I probably wouldn't worry about it too much. HFS+ tries to utilize single extents where possible with full read ahead and delayed cache writes, and most platter drives -- despite having varying access speeds across the platter and slowdowns when hitting all over the platter -- kinda come out to a wash in the end in terms of end-user perception of performance. Basically, external file fragmentation matters more than disk fragmentation when it comes to HFS+ for most cases, and usually OS X handles external file fragmentation quite well.

Of course, there are instances where a full disk defragmentation on a HFS+ filesystem could have tangible benefit: slow, older drives; huge chunks of extents removed but very little additional writing to the drive; forks containing more than 8 extents (needs extra b-trees) etc.

In your case, you did have a chunk of extents removed by deleting those profiles, but unless you're not really going to write a lot to the disk(s), a full disk defragment probably won't be noticble in the long run. Besides, since OSX uses HFS+ to try to write single contigous extents, that large chunk of now-free space will actually be roughly equivalent in the future as defragging your disk would be today. There's all these potentially large swaths of free blocks to be used for single extents.

Anywho, I haven't come across anything free in terms of full disk defragging on OS X. Like Stu mentioned, your best bet would be to use a cloner/file manager that was record aware so it could reallocate the fork blocks into single contiguous extents and update the records accordingly. None of the Windows utilities I've come across support HFS file systems, and *nix defragmenters are just as rare as OS X defraggers, much for the same reasons.
 
I can't say I've ever defraged a computer windows, linux, or osx sense 2007. I didn't know this was still a concern.
 
I can't say I've ever defraged a computer windows, linux, or osx sense 2007. I didn't know this was still a concern.

In this case he is talking about 'optimizing' the drive, if he deleted large files at the beginning of the drive and now wants to... well it's not boot camp since it is PPC.

Maybe he just wants to make another partition, I am not sure what the point is other than to make partitioning easier.

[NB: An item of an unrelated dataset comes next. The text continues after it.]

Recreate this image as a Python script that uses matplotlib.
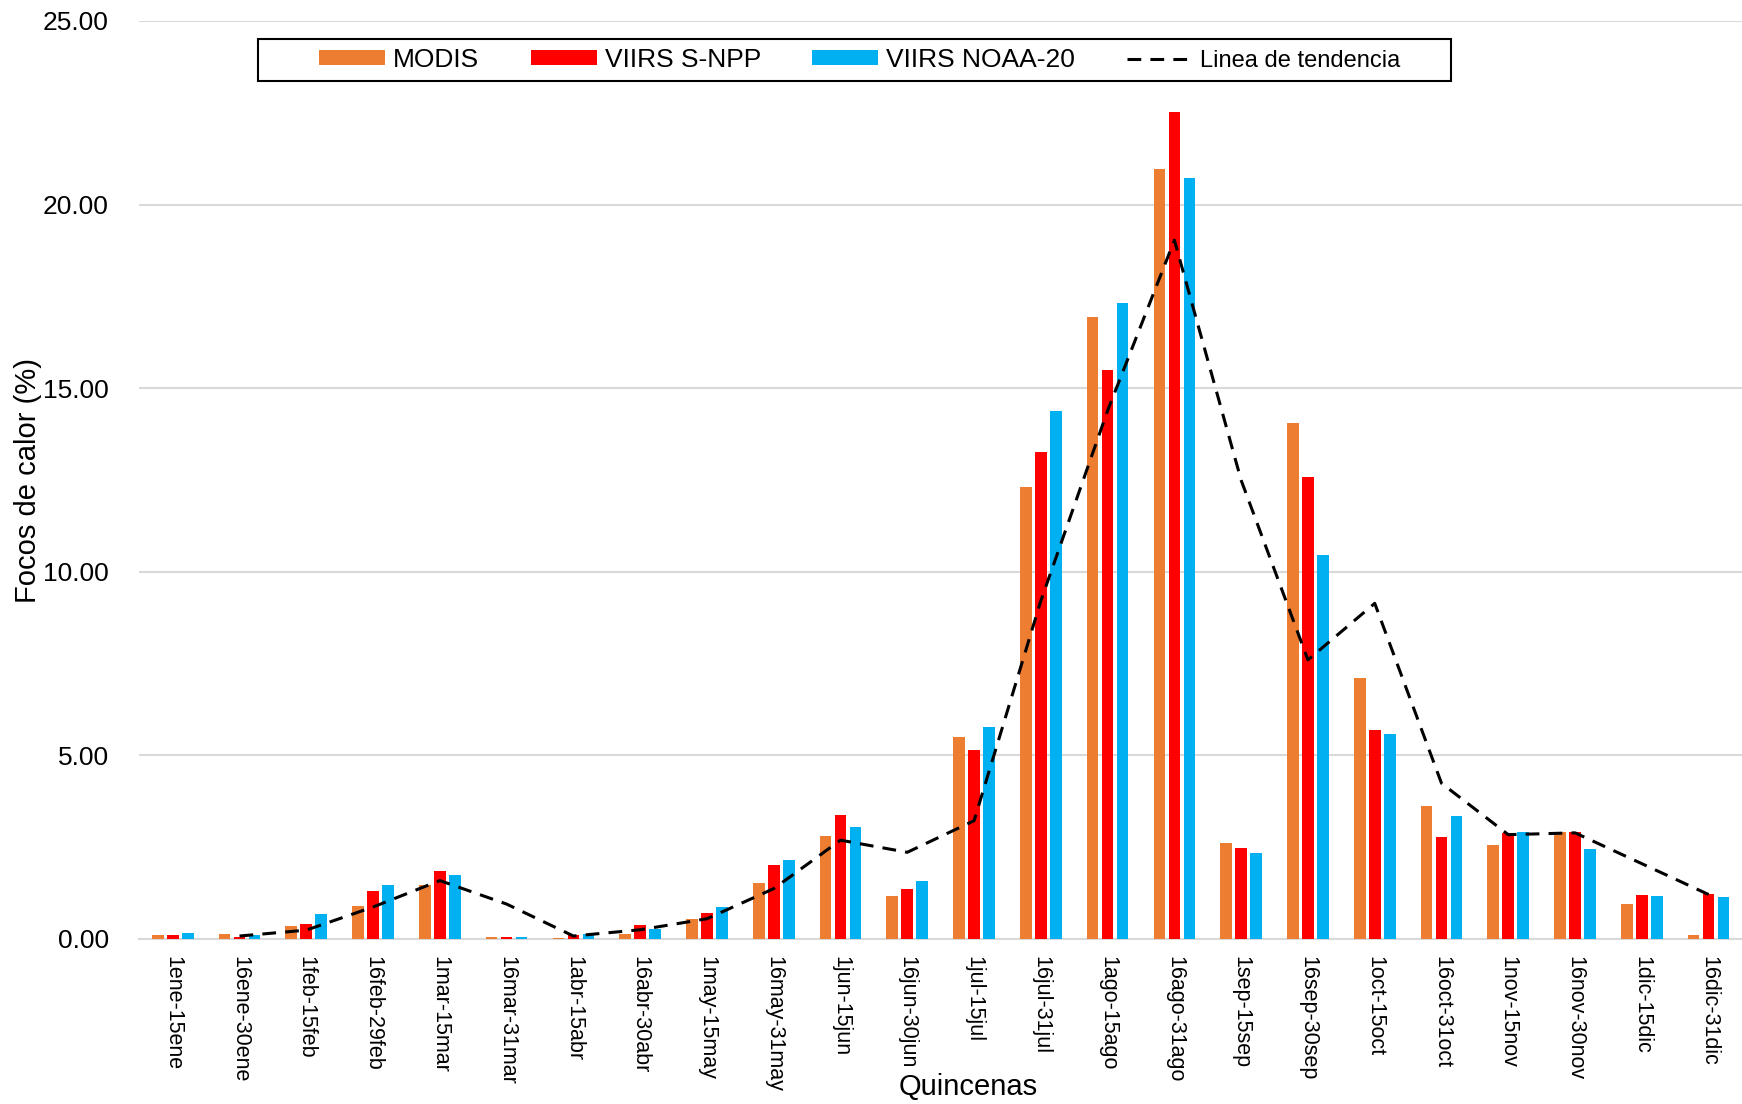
import numpy as np
import matplotlib.pyplot as plt
from matplotlib.patches import Rectangle

plt.rcParams['font.family'] = ['Liberation Sans', 'DejaVu Sans']

quincenas = ['1ene-15ene', '16ene-30ene', '1feb-15feb', '16feb-29feb', '1mar-15mar',
             '16mar-31mar', '1abr-15abr', '16abr-30abr', '1may-15may', '16may-31may',
             '1jun-15jun', '16jun-30jun', '1jul-15jul', '16jul-31jul', '1ago-15ago',
             '16ago-31ago', '1sep-15sep', '16sep-30sep', '1oct-15oct', '16oct-31oct',
             '1nov-15nov', '16nov-30nov', '1dic-15dic', '16dic-31dic']

modis = [0.10, 0.13, 0.36, 0.90, 1.46, 0.04, 0.02, 0.13, 0.53, 1.52, 2.80, 1.18,
         5.49, 12.30, 16.93, 20.96, 2.60, 14.06, 7.12, 3.62, 2.56, 2.92, 0.96, 0.10]
snpp = [0.10, 0.05, 0.42, 1.31, 1.86, 0.04, 0.10, 0.39, 0.72, 2.01, 3.37, 1.35,
        5.14, 13.27, 15.50, 22.51, 2.47, 12.59, 5.69, 2.79, 2.88, 2.90, 1.19, 1.22]
noaa20 = [0.15, 0.11, 0.68, 1.47, 1.73, 0.04, 0.13, 0.27, 0.86, 2.14, 3.06, 1.57,
          5.78, 14.39, 17.33, 20.73, 2.34, 10.45, 5.57, 3.36, 2.91, 2.44, 1.17, 1.14]
# trend line (no value at the first fortnight)
tendencia = [np.nan, 0.08, 0.24, 0.87, 1.59, 0.95, 0.08, 0.25, 0.55, 1.37, 2.69, 2.36,
             3.22, 9.21, 14.39, 19.03, 12.49, 7.60, 9.14, 4.24, 2.84, 2.89, 2.05, 1.21]

c_modis = '#ED7D31'
c_snpp = '#FF0000'
c_noaa = '#00B0F0'

fig = plt.figure(figsize=(17.42, 11.04), dpi=100)
ax = fig.add_axes([0.080, 0.1495, 0.920, 0.8315])

x = np.arange(len(quincenas))
w = 0.175
step = 0.225
b1 = ax.bar(x - step, modis, w, color=c_modis, label='MODIS', zorder=3)
b2 = ax.bar(x, snpp, w, color=c_snpp, label='VIIRS S-NPP', zorder=3)
b3 = ax.bar(x + step, noaa20, w, color=c_noaa, label='VIIRS NOAA-20', zorder=3)
ln, = ax.plot(x, tendencia, color='black', lw=2.2, dashes=(4.5, 3), label='Linea de tendencia', zorder=4)

ax.set_xlim(-0.5, len(quincenas) - 0.5)
ax.set_ylim(0, 25)
ax.set_yticks(np.arange(0, 25.01, 5))
ax.set_yticklabels([f'{v:.2f}' for v in np.arange(0, 25.01, 5)], fontsize=19)
ax.set_xticks(x)
ax.set_xticklabels(quincenas, rotation=270, fontsize=15.5, va='top', ha='center')
ax.tick_params(axis='both', length=0)
ax.tick_params(axis='y', pad=22)
ax.tick_params(axis='x', pad=12)

ax.grid(axis='y', color='#D9D9D9', lw=1.5, zorder=0)
for s in ['top', 'right', 'left']:
    ax.spines[s].set_visible(False)
ax.spines['bottom'].set_color('#D9D9D9')
ax.spines['bottom'].set_linewidth(1.5)

fig.text(0.016, 0.565, 'Focos de calor (%)', rotation=90, fontsize=21, ha='center', va='center')
fig.text(0.556, 0.003, 'Quincenas', fontsize=21, ha='center', va='bottom')

leg = fig.legend([b1, b2, b3, ln], ['MODIS', 'VIIRS S-NPP', 'VIIRS NOAA-20', 'Linea de tendencia'],
                 loc='center', bbox_to_anchor=(0.4937, 0.9457), ncol=4, fontsize=19,
                 frameon=False, handlelength=2.5, handleheight=0.5, handletextpad=0.3,
                 columnspacing=1.95, borderpad=0.35, borderaxespad=0)
leg.get_texts()[3].set_fontsize(17)

# legend box is wider than its content in the original
fig.patches.append(Rectangle((258 / 1742, 1 - 81 / 1104), (1451 - 258) / 1742, 42 / 1104,
                             transform=fig.transFigure, fill=False, ec='black', lw=1.5))

fig.savefig('out.png', dpi=100)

Anyway, the point is that as you delete small files, OS X will shuffle other stuff around to keep all your data in a block near the beginning of the partition/drive. But if the file is larger than say... 25MB? it will not move anything and will instead just fill in the hole whenever it can. For really large files, filling in that hole can take a while and it never really fills in.

At least that is to the best of my understanding. I am all about the SSDs for OS drives now, I care even less about defragging than you do.
 
I am all about the SSDs for OS drives now, I care even less about defragging than you do.

This is where I'm at. I get all cringy when I think about an OS drive that isnt SSD now. My office one is still spindle and it drives me nuts the office wont spring for the SSD for me, lol.
 
I can't say I've ever defraged a computer windows, linux, or osx sense 2007. I didn't know this was still a concern.
The point is that on a spinning hard drive, the difference in performance between the first 10% and the last 10% is huge. Most of my stuff currently exists in the last 10% and most of the first 90% is now empty space. On a windows PC, it would be optimized automatically by chron jobs (win vista and on) or I could manually run a defrag which would do the same (defragment files and move them to the beginning of the drive). This doesn't happen on Leopard. I'm not sure it happens on any OSX version.

When you are dealing with an older computer, it certainly makes a difference.